What is needed: Set down the full listing exactly as given. Any pictures are to be left out.

Stored data:

— Start —

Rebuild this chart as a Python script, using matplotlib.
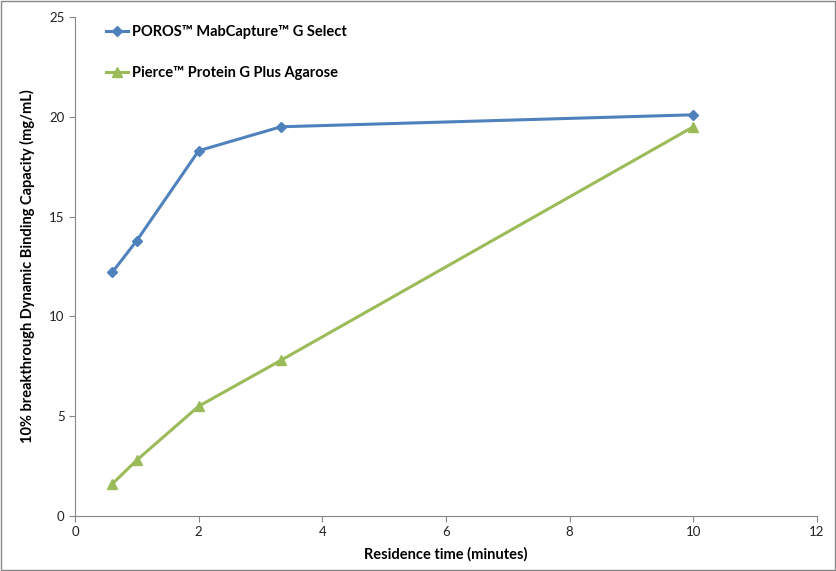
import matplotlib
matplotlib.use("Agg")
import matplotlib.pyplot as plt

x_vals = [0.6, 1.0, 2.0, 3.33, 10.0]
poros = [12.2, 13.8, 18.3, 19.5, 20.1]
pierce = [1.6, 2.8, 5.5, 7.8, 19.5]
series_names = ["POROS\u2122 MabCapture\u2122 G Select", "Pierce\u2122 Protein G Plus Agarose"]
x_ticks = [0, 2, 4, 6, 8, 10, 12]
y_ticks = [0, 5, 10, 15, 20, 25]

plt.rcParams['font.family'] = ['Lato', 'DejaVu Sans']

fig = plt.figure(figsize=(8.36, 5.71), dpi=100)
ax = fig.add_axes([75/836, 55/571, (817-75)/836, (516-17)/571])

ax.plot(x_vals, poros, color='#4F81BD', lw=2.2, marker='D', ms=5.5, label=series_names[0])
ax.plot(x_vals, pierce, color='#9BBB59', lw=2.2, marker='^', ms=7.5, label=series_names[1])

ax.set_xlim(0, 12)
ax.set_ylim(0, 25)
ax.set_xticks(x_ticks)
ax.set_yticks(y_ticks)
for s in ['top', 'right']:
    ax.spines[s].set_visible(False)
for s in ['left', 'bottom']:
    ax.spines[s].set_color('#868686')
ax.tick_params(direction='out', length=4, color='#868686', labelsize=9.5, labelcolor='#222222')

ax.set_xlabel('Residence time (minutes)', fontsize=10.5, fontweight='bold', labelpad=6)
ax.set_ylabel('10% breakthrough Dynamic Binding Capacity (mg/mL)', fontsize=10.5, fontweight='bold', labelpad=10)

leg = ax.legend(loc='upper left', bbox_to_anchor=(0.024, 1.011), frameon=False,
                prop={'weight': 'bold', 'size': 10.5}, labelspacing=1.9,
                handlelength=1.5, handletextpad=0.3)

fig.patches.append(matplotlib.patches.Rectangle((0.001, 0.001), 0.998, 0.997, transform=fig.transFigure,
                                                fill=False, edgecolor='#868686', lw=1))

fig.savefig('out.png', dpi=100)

— End —

Exercise answer:
Rebuild this chart as a Python script, using matplotlib.
import matplotlib
matplotlib.use("Agg")
import matplotlib.pyplot as plt

x_vals = [0.6, 1.0, 2.0, 3.33, 10.0]
poros = [12.2, 13.8, 18.3, 19.5, 20.1]
pierce = [1.6, 2.8, 5.5, 7.8, 19.5]
series_names = ["POROS\u2122 MabCapture\u2122 G Select", "Pierce\u2122 Protein G Plus Agarose"]
x_ticks = [0, 2, 4, 6, 8, 10, 12]
y_ticks = [0, 5, 10, 15, 20, 25]

plt.rcParams['font.family'] = ['Lato', 'DejaVu Sans']

fig = plt.figure(figsize=(8.36, 5.71), dpi=100)
ax = fig.add_axes([75/836, 55/571, (817-75)/836, (516-17)/571])

ax.plot(x_vals, poros, color='#4F81BD', lw=2.2, marker='D', ms=5.5, label=series_names[0])
ax.plot(x_vals, pierce, color='#9BBB59', lw=2.2, marker='^', ms=7.5, label=series_names[1])

ax.set_xlim(0, 12)
ax.set_ylim(0, 25)
ax.set_xticks(x_ticks)
ax.set_yticks(y_ticks)
for s in ['top', 'right']:
    ax.spines[s].set_visible(False)
for s in ['left', 'bottom']:
    ax.spines[s].set_color('#868686')
ax.tick_params(direction='out', length=4, color='#868686', labelsize=9.5, labelcolor='#222222')

ax.set_xlabel('Residence time (minutes)', fontsize=10.5, fontweight='bold', labelpad=6)
ax.set_ylabel('10% breakthrough Dynamic Binding Capacity (mg/mL)', fontsize=10.5, fontweight='bold', labelpad=10)

leg = ax.legend(loc='upper left', bbox_to_anchor=(0.024, 1.011), frameon=False,
                prop={'weight': 'bold', 'size': 10.5}, labelspacing=1.9,
                handlelength=1.5, handletextpad=0.3)

fig.patches.append(matplotlib.patches.Rectangle((0.001, 0.001), 0.998, 0.997, transform=fig.transFigure,
                                                fill=False, edgecolor='#868686', lw=1))

fig.savefig('out.png', dpi=100)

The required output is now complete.